** BEGIN Data provided **

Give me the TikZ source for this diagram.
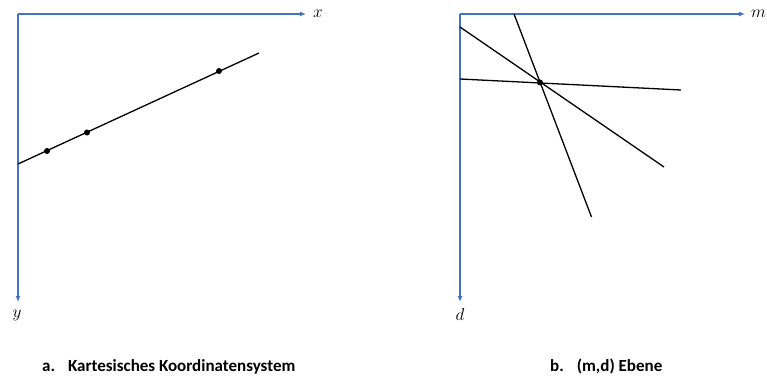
\documentclass[tikz,border=0pt]{standalone}
\usepackage{fontspec}
\newfontfamily\capfont{Carlito}
\usetikzlibrary{arrows.meta}
\definecolor{axisblue}{RGB}{68,114,196}
\tikzset{
  axis/.style={draw=axisblue,line width=1.6pt,-{Latex[length=6pt,width=5pt]}},
  graphline/.style={draw=black,line width=1.3pt},
  dot/.style={circle,fill=black,inner sep=0pt,minimum size=6pt},
  axlabel/.style={inner sep=0pt,font=\fontsize{17}{20}\selectfont},
  caption/.style={inner sep=0pt,anchor=base west,font=\capfont\bfseries\fontsize{17}{20}\selectfont}
}
\begin{document}
\begin{tikzpicture}[x=1pt,y=-1pt]
\useasboundingbox (0,0) rectangle (767,377);
% left panel
\coordinate (o1) at (18,14);
\coordinate (xe) at (306,14);
\coordinate (ye) at (18,302);
\draw[axis] (o1) -- (xe);
\draw[axis] (o1) -- (ye);
\node[axlabel] (xl) at (318,14) {$x$};
\node[axlabel] (yl) at (17,315) {$y$};
\coordinate (la) at (18,164);
\coordinate (lb) at (259,53);
\draw[graphline] (la) -- (lb);
\node[dot] (p1) at (47,151) {};
\node[dot] (p2) at (87,132.5) {};
\node[dot] (p3) at (219,71) {};
% right panel
\coordinate (o2) at (460,14);
\coordinate (me) at (745,14);
\coordinate (de) at (460,302);
\draw[axis] (o2) -- (me);
\draw[axis] (o2) -- (de);
\node[axlabel,anchor=east] (ml) at (766,14) {$m$};
\node[axlabel] (dl) at (460,314) {$d$};
\coordinate (a1) at (514,14);
\coordinate (a2) at (591.5,217);
\coordinate (b1) at (460,27);
\coordinate (b2) at (664,167);
\coordinate (c1) at (460,79);
\coordinate (c2) at (681,90);
\draw[graphline] (a1) -- (a2);
\draw[graphline] (b1) -- (b2);
\draw[graphline] (c1) -- (c2);
\node[dot] (q) at (540,82.5) {};
% captions
\node[caption] (ca) at (42,371) {a.\hspace{13pt}Kartesisches Koordinatensystem};
\node[caption] (cb) at (550,371) {b.\hspace{13pt}(m,d) Ebene};
\end{tikzpicture}
\end{document}
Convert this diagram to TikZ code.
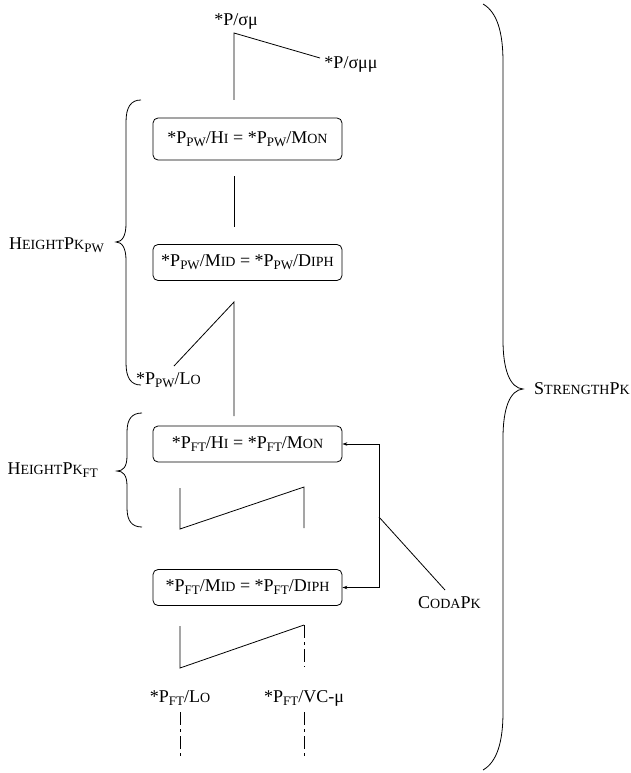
\documentclass[tikz,border=0pt]{standalone}
\usepackage{fontspec}
\setmainfont{Liberation Serif}
\usetikzlibrary{arrows.meta}
\newcommand\smc[1]{{\fontsize{14}{14}\selectfont #1}}
\newcommand\sbs[1]{\raisebox{-3pt}{\fontsize{13}{13}\selectfont #1}}
\begin{document}
\begin{tikzpicture}[x=1pt,y=-1pt,
  every node/.style={font=\fontsize{18}{20}\selectfont, inner sep=0pt},
  boxnode/.style={draw, rounded corners=5pt, line width=0.8pt, minimum width=189pt, minimum height=36pt},
  ln/.style={line width=0.8pt},
  dd/.style={line width=0.8pt, dash pattern=on 13pt off 4pt on 3pt off 4pt},
  arr/.style={line width=0.8pt, -{Stealth[length=5pt,width=3.5pt]}}]
\useasboundingbox (0,0) rectangle (631,773);
% top
\node (top) at (236,21) {*P/σμ};
\node (topr) at (351,64) {*P/σμμ};
\coordinate (t0) at (234,33);
\coordinate (t1) at (234,100);
\coordinate (t2) at (320,58);
\draw[ln] (t1) -- (t0) -- (t2);
% boxes
\node[boxnode, minimum height=42pt] (b1) at (247.5,139) {*P\sbs{PW}/H\smc{I} = *P\sbs{PW}/M\smc{ON}};
\node[boxnode] (b2) at (247.5,262.5) {*P\sbs{PW}/M\smc{ID} = *P\sbs{PW}/D\smc{IPH}};
\node[boxnode] (b3) at (247.5,444) {*P\sbs{FT}/H\smc{I} = *P\sbs{FT}/M\smc{ON}};
\node[boxnode] (b4) at (247.5,587.5) {*P\sbs{FT}/M\smc{ID} = *P\sbs{FT}/D\smc{IPH}};
% between b1 and b2
\coordinate (m0) at (234,176);
\coordinate (m1) at (234,227);
\draw[ln] (m0) -- (m1);
% between b2 and b3
\node[anchor=west] (lo) at (136,380) {*P\sbs{PW}/L\smc{O}};
\coordinate (u0) at (234,302);
\coordinate (u1) at (234,416);
\coordinate (u2) at (174,366);
\draw[ln] (u1) -- (u0) -- (u2);
% zigzag between b3 and b4
\coordinate (z0) at (180,488);
\coordinate (z1) at (180,529);
\coordinate (z2) at (304,487);
\coordinate (z3) at (304,528);
\draw[ln] (z0) -- (z1) -- (z2) -- (z3);
% bottom zigzag
\coordinate (w0) at (180,626);
\coordinate (w1) at (180,668);
\coordinate (w2) at (304,625);
\coordinate (w3) at (304,667);
\draw[ln] (w0) -- (w1) -- (w2);
\draw[dd] (w2) -- (w3);
\node (flo) at (180,698) {*P\sbs{FT}/L\smc{O}};
\node (fvc) at (304,698) {*P\sbs{FT}/VC-μ};
\coordinate (d0) at (180,712);
\coordinate (d1) at (180,756);
\coordinate (d2) at (304,712);
\coordinate (d3) at (304,756);
\draw[dd] (d0) -- (d1);
\draw[dd] (d2) -- (d3);
% arrows and coda
\coordinate (a0) at (379,444);
\coordinate (a1) at (379,587.5);
\coordinate (a2) at (379,517);
\draw[arr] (a0) -- (b3.east);
\draw[arr] (a0) -- (a1) -- (b4.east);
\node[anchor=west] (coda) at (418,603) {C\smc{ODA}P\smc{K}};
\coordinate (c1) at (445,590);
\draw[ln] (a2) -- (c1);
% braces
\node[anchor=east] (hpw) at (104,245) {H\smc{EIGHT}P\smc{K}\sbs{PW}};
\draw[ln] (141,100) .. controls (131,100) and (126,107) .. (126,122) -- (126,224)
  .. controls (126,236) and (122,242) .. (116,242)
  .. controls (122,242) and (126,248) .. (126,260) -- (126,363)
  .. controls (126,378) and (131,385) .. (141,385);
\node[anchor=east] (hft) at (98,470) {H\smc{EIGHT}P\smc{K}\sbs{FT}};
\draw[ln] (142,413) .. controls (132,413) and (127,419) .. (127,432) -- (127,456)
  .. controls (127,467) and (123,471) .. (117,471)
  .. controls (123,471) and (127,475) .. (127,486) -- (127,508)
  .. controls (127,521) and (132,527) .. (142,527);
\node[anchor=west] (str) at (534,389) {S\smc{TRENGTH}P\smc{K}};
\draw[ln] (483,4) .. controls (497,12) and (503,32) .. (503,62) -- (503,340)
  .. controls (503,370) and (510,388) .. (523,389)
  .. controls (510,390) and (503,408) .. (503,438) -- (503,712)
  .. controls (503,742) and (497,762) .. (483,770);
\end{tikzpicture}
\end{document}
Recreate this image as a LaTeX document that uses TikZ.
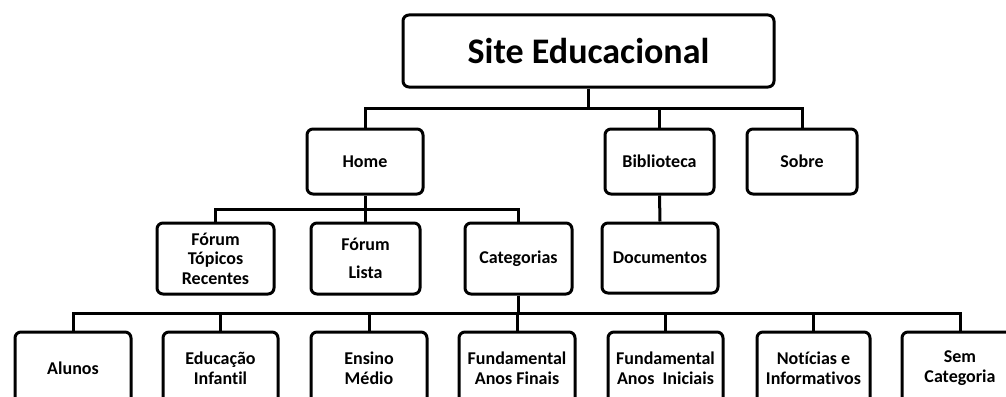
\documentclass[tikz,border=0pt]{standalone}
\usepackage{fontspec}
\setmainfont[Ligatures=NoCommon]{Carlito}
\begin{document}
\begin{tikzpicture}[x=1pt,y=-1pt,
  box/.style={draw=black,line width=3pt,rounded corners=6pt,fill=white,
    inner sep=1pt,align=center,font=\bfseries\fontsize{18}{19.5}\selectfont},
  conn/.style={line width=3pt}]
\useasboundingbox (0,0) rectangle (1006,396);
% top
\node[box,minimum width=371pt,minimum height=72pt,
  font=\bfseries\fontsize{36}{40}\selectfont] (top) at (588.5,51) {Site Educacional};
% level 2
\node[box,minimum width=116pt,minimum height=65pt] (home) at (365,161.5) {Home};
\node[box,minimum width=109pt,minimum height=65pt] (bib) at (659.5,161.5) {Biblioteca};
\node[box,minimum width=110pt,minimum height=65pt] (sobre) at (802,161.5) {Sobre};
% level 3
\node[box,minimum width=117pt,minimum height=71pt] (ftr) at (215.5,258.5) {Fórum\\Tópicos\\Recentes};
\node[box,minimum width=109pt,minimum height=71pt,
  font=\bfseries\fontsize{18}{27.5}\selectfont] (fl) at (365.5,258.5) {Fórum\\Lista};
\node[box,minimum width=107pt,minimum height=71pt] (cat) at (518.5,258.5) {Categorias};
\node[box,minimum width=116pt,minimum height=70pt] (doc) at (660,258) {Documentos};
% level 4
\node[box,minimum width=116pt,minimum height=72pt] (alu) at (73,368) {Alunos};
\node[box,minimum width=115pt,minimum height=72pt] (edu) at (220.5,368) {Educação\\Infantil};
\node[box,minimum width=116pt,minimum height=72pt] (ens) at (369,368) {Ensino\\Médio};
\node[box,minimum width=116pt,minimum height=72pt] (ff) at (517,368) {Fundamental\\Anos Finais};
\node[box,minimum width=115pt,minimum height=72pt] (fi) at (665.5,368) {Fundamental\\Anos\ \ Iniciais};
\node[box,minimum width=113pt,minimum height=72pt] (not) at (813.5,368) {Notícias e\\Informativos};
\node[box,minimum width=116pt,minimum height=72pt] (sem) at (960,368) {Sem\\Categoria};
% bus coordinates
\coordinate (b1) at (0,108);
\coordinate (b2) at (0,209);
\coordinate (b3) at (0,313);
% connectors
\draw[conn] (top.south) -- (top.south |- b1);
\draw[conn] (home.north) -- (home.north |- b1) -- (sobre.north |- b1) -- (sobre.north);
\draw[conn] (bib.north) -- (bib.north |- b1);
\draw[conn] (home.south) -- (home.south |- b2);
\draw[conn] (ftr.north) -- (ftr.north |- b2) -- (cat.north |- b2) -- (cat.north);
\draw[conn] (fl.north) -- (fl.north |- b2);
\draw[conn] (bib.south) -- (doc.north);
\draw[conn] (cat.south) -- (cat.south |- b3);
\draw[conn] (alu.north) -- (alu.north |- b3) -- (sem.north |- b3) -- (sem.north);
\foreach \n in {edu,ens,ff,fi,not}{\draw[conn] (\n.north) -- (\n.north |- b3);}
\end{tikzpicture}
\end{document}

** END Data provided **

- _Given task_: Where a line in the material above holds "diagram", copy that line.

- _Result of this task_:
Give me the TikZ source for this diagram.
Convert this diagram to TikZ code.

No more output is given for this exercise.